Perhaps the question could be placed in another setting.  When responsibility is directed towards ‘knowledge” it is directed towards neutrality, the Idea, the Forms, Truth, God, Revelation, etc..  The ‘personal’ relationship to God uses terms of person but the ‘person’ never appears.  The faith appears, the ‘truth’, the ecstatic, orgiastic communion with the Holy Spirit but the Revelation is always deferred, mediated into an economy; the economy of faith.  Therefore, ‘knowledge’ has once again shown itself in the Platonic tradition of light, presence, aletheia. 

In the Hegelian tradition perhaps knowledge could be thought as terminating in the darkness of the ‘Not’, at least, as an intermediate stage before the transformation of synthesis, sublation, aufhebung.  Yet, here again, the tradition of light and the orgiastic prevail.

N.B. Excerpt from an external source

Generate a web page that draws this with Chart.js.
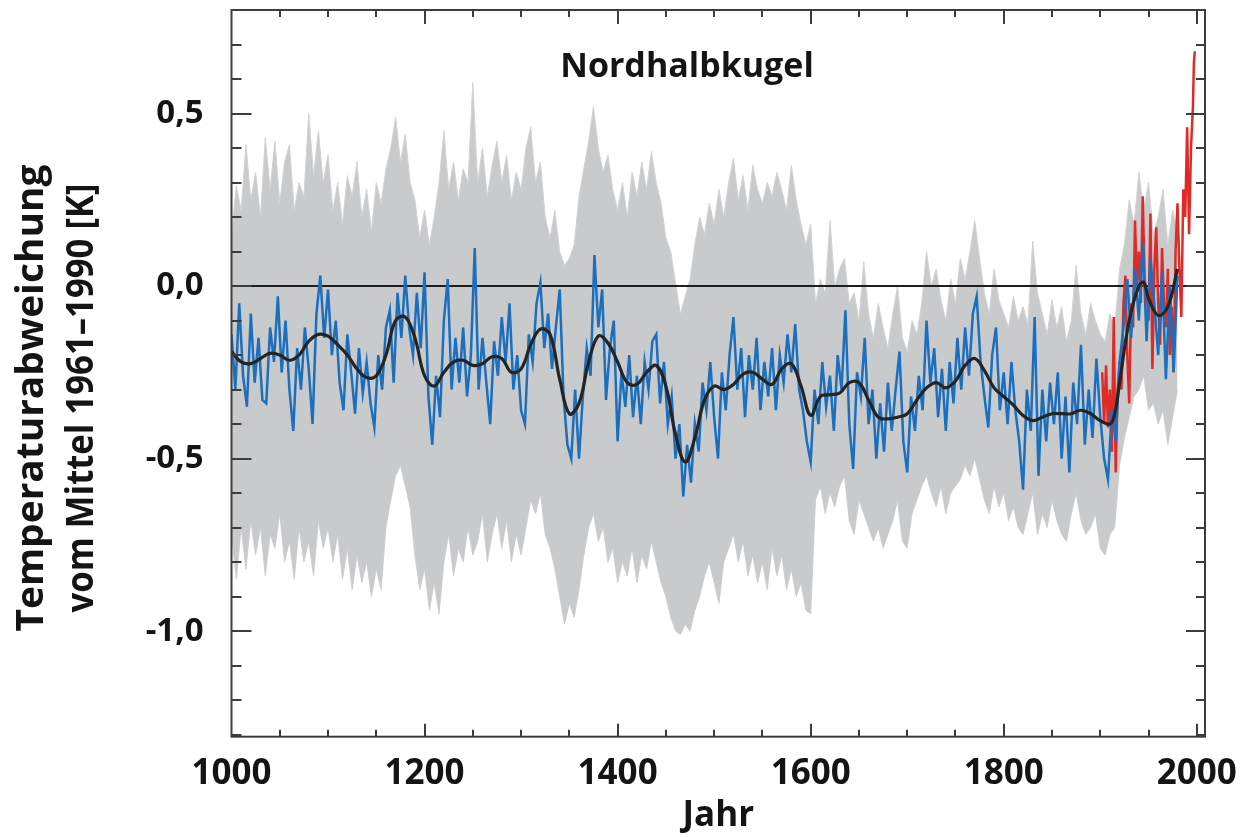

In Levinas the termination, the telos, is directed towards the face of the other.  Here responsibility does not end in an ‘it’ but a he or a she.  In Levinas knowledge fails in the face of the other.  Light turns in on itself as the tradition of narcissism, totality not because it takes up its own self limiting viz. self-determination but because the other faces me.  The time of the other is not my time, the anachrony of the saying that always stands before the said.  Neutrality as self knowledge, as universal logos, logic, that is always orgiastic cannot answer to the other.  Responsibility has become a he or a she and Ethics is not supplanted by reason but centered by his or her face.  Violence, the primordial retreat from the other into the totality of light, of orgiastic, can never again be rationalized, justified, ethnic-sized as the criterion is no longer a relative construct but the unique singularity of the other, the irrecoverable distance of the one that faces me.